Exercise directions: Your task is to output the listing word for word, with pictures excluded.

Dataset entries:
-- -- --

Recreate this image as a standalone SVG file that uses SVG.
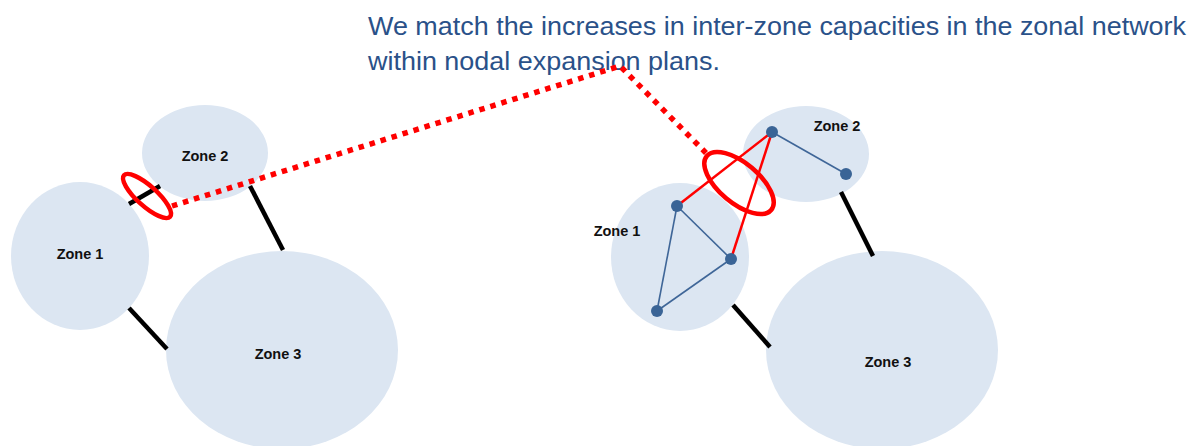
<svg xmlns="http://www.w3.org/2000/svg" width="1192" height="446" viewBox="0 0 1192 446">
<style>
.zone{fill:#dce6f2}
.zl{font-family:"Liberation Sans",Arial,sans-serif;font-weight:bold;font-size:14.5px;fill:#111;text-anchor:middle}
.link{stroke:#000;stroke-width:4.5;fill:none}
.blue{stroke:#3f6698;stroke-width:1.6;fill:none}
.redl{stroke:#ff0000;stroke-width:2.5;fill:none}
.node{fill:#3a6496}
.ring{stroke:#ff0000;stroke-width:4.5;fill:none}
.dots{stroke:#ff0000;stroke-width:5.5;stroke-dasharray:5.5 6;fill:none}
.title{font-family:"Liberation Sans",Arial,sans-serif;font-size:26px;fill:#2a5189}
</style>
<rect width="1192" height="446" fill="#ffffff"/>
<g id="title">
<text class="title" x="368" y="35" textLength="818" lengthAdjust="spacingAndGlyphs">We match the increases in inter-zone capacities in the zonal network</text>
<text class="title" x="368" y="70" textLength="352" lengthAdjust="spacingAndGlyphs">within nodal expansion plans.</text>
</g>
<g id="left-zone1"><ellipse class="zone" cx="80" cy="256" rx="69" ry="74"/><text class="zl" x="80" y="259">Zone 1</text></g>
<g id="left-zone2"><ellipse class="zone" cx="205" cy="153" rx="63" ry="48"/><text class="zl" x="205" y="161">Zone 2</text></g>
<g id="left-zone3"><ellipse class="zone" cx="282" cy="350" rx="116" ry="99"/><text class="zl" x="278" y="359">Zone 3</text></g>
<g id="right-zone1"><ellipse class="zone" cx="680" cy="257" rx="69" ry="74"/><text class="zl" x="617" y="236">Zone 1</text></g>
<g id="right-zone2"><ellipse class="zone" cx="806" cy="154" rx="63" ry="48"/><text class="zl" x="837" y="131">Zone 2</text></g>
<g id="right-zone3"><ellipse class="zone" cx="882" cy="350" rx="116" ry="99"/><text class="zl" x="888" y="367">Zone 3</text></g>
<g id="connectors">
<line class="link" x1="129" y1="204" x2="160" y2="186"/>
<line class="link" x1="250" y1="186" x2="283" y2="250"/>
<line class="link" x1="129" y1="308" x2="167" y2="349"/>
<line class="link" x1="733" y1="305" x2="770" y2="347"/>
<line class="link" x1="841" y1="192" x2="873" y2="256"/>
<line class="blue" x1="772" y1="132" x2="846" y2="174"/>
<line class="blue" x1="677" y1="206" x2="731" y2="259"/>
<line class="blue" x1="677" y1="206" x2="657" y2="311"/>
<line class="blue" x1="657" y1="311" x2="731" y2="259"/>
<line class="redl" x1="677" y1="206" x2="772" y2="132"/>
<line class="redl" x1="731" y1="259" x2="772" y2="132"/>
<ellipse class="ring" cx="147" cy="196" rx="31" ry="10" transform="rotate(42 147 196)"/>
<ellipse class="ring" cx="739" cy="183" rx="42" ry="20" transform="rotate(40 739 183)"/>
<polyline class="dots" points="172,206 620,66 706,153"/>
</g>
<g id="nodes">
<circle class="node" cx="772" cy="132" r="6"/>
<circle class="node" cx="846" cy="174" r="6"/>
<circle class="node" cx="677" cy="206" r="6"/>
<circle class="node" cx="731" cy="259" r="6"/>
<circle class="node" cx="657" cy="311" r="6"/>
</g>
</svg>
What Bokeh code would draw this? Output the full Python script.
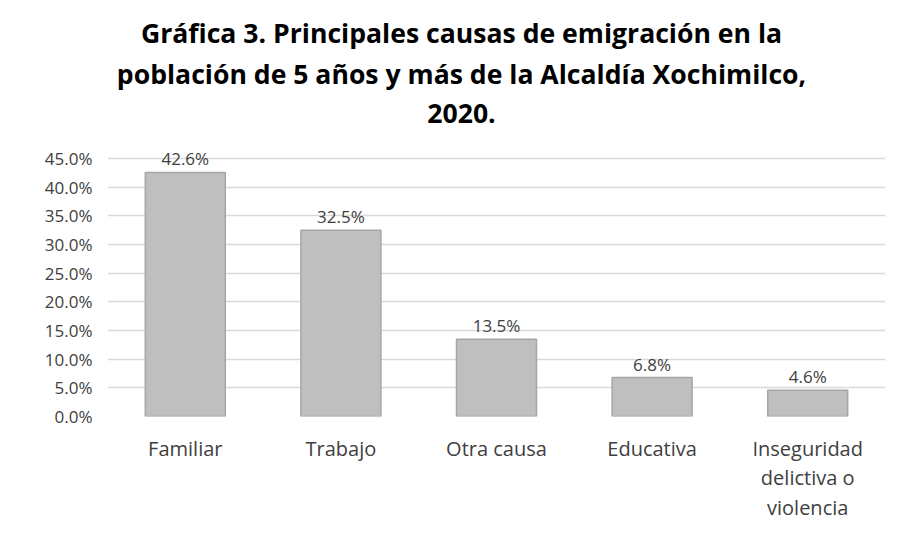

-- -- --

Exercise solution:
Recreate this image as a standalone SVG file that uses SVG.
<svg xmlns="http://www.w3.org/2000/svg" width="1192" height="446" viewBox="0 0 1192 446">
<style>
.zone{fill:#dce6f2}
.zl{font-family:"Liberation Sans",Arial,sans-serif;font-weight:bold;font-size:14.5px;fill:#111;text-anchor:middle}
.link{stroke:#000;stroke-width:4.5;fill:none}
.blue{stroke:#3f6698;stroke-width:1.6;fill:none}
.redl{stroke:#ff0000;stroke-width:2.5;fill:none}
.node{fill:#3a6496}
.ring{stroke:#ff0000;stroke-width:4.5;fill:none}
.dots{stroke:#ff0000;stroke-width:5.5;stroke-dasharray:5.5 6;fill:none}
.title{font-family:"Liberation Sans",Arial,sans-serif;font-size:26px;fill:#2a5189}
</style>
<rect width="1192" height="446" fill="#ffffff"/>
<g id="title">
<text class="title" x="368" y="35" textLength="818" lengthAdjust="spacingAndGlyphs">We match the increases in inter-zone capacities in the zonal network</text>
<text class="title" x="368" y="70" textLength="352" lengthAdjust="spacingAndGlyphs">within nodal expansion plans.</text>
</g>
<g id="left-zone1"><ellipse class="zone" cx="80" cy="256" rx="69" ry="74"/><text class="zl" x="80" y="259">Zone 1</text></g>
<g id="left-zone2"><ellipse class="zone" cx="205" cy="153" rx="63" ry="48"/><text class="zl" x="205" y="161">Zone 2</text></g>
<g id="left-zone3"><ellipse class="zone" cx="282" cy="350" rx="116" ry="99"/><text class="zl" x="278" y="359">Zone 3</text></g>
<g id="right-zone1"><ellipse class="zone" cx="680" cy="257" rx="69" ry="74"/><text class="zl" x="617" y="236">Zone 1</text></g>
<g id="right-zone2"><ellipse class="zone" cx="806" cy="154" rx="63" ry="48"/><text class="zl" x="837" y="131">Zone 2</text></g>
<g id="right-zone3"><ellipse class="zone" cx="882" cy="350" rx="116" ry="99"/><text class="zl" x="888" y="367">Zone 3</text></g>
<g id="connectors">
<line class="link" x1="129" y1="204" x2="160" y2="186"/>
<line class="link" x1="250" y1="186" x2="283" y2="250"/>
<line class="link" x1="129" y1="308" x2="167" y2="349"/>
<line class="link" x1="733" y1="305" x2="770" y2="347"/>
<line class="link" x1="841" y1="192" x2="873" y2="256"/>
<line class="blue" x1="772" y1="132" x2="846" y2="174"/>
<line class="blue" x1="677" y1="206" x2="731" y2="259"/>
<line class="blue" x1="677" y1="206" x2="657" y2="311"/>
<line class="blue" x1="657" y1="311" x2="731" y2="259"/>
<line class="redl" x1="677" y1="206" x2="772" y2="132"/>
<line class="redl" x1="731" y1="259" x2="772" y2="132"/>
<ellipse class="ring" cx="147" cy="196" rx="31" ry="10" transform="rotate(42 147 196)"/>
<ellipse class="ring" cx="739" cy="183" rx="42" ry="20" transform="rotate(40 739 183)"/>
<polyline class="dots" points="172,206 620,66 706,153"/>
</g>
<g id="nodes">
<circle class="node" cx="772" cy="132" r="6"/>
<circle class="node" cx="846" cy="174" r="6"/>
<circle class="node" cx="677" cy="206" r="6"/>
<circle class="node" cx="731" cy="259" r="6"/>
<circle class="node" cx="657" cy="311" r="6"/>
</g>
</svg>
What Bokeh code would draw this? Output the full Python script.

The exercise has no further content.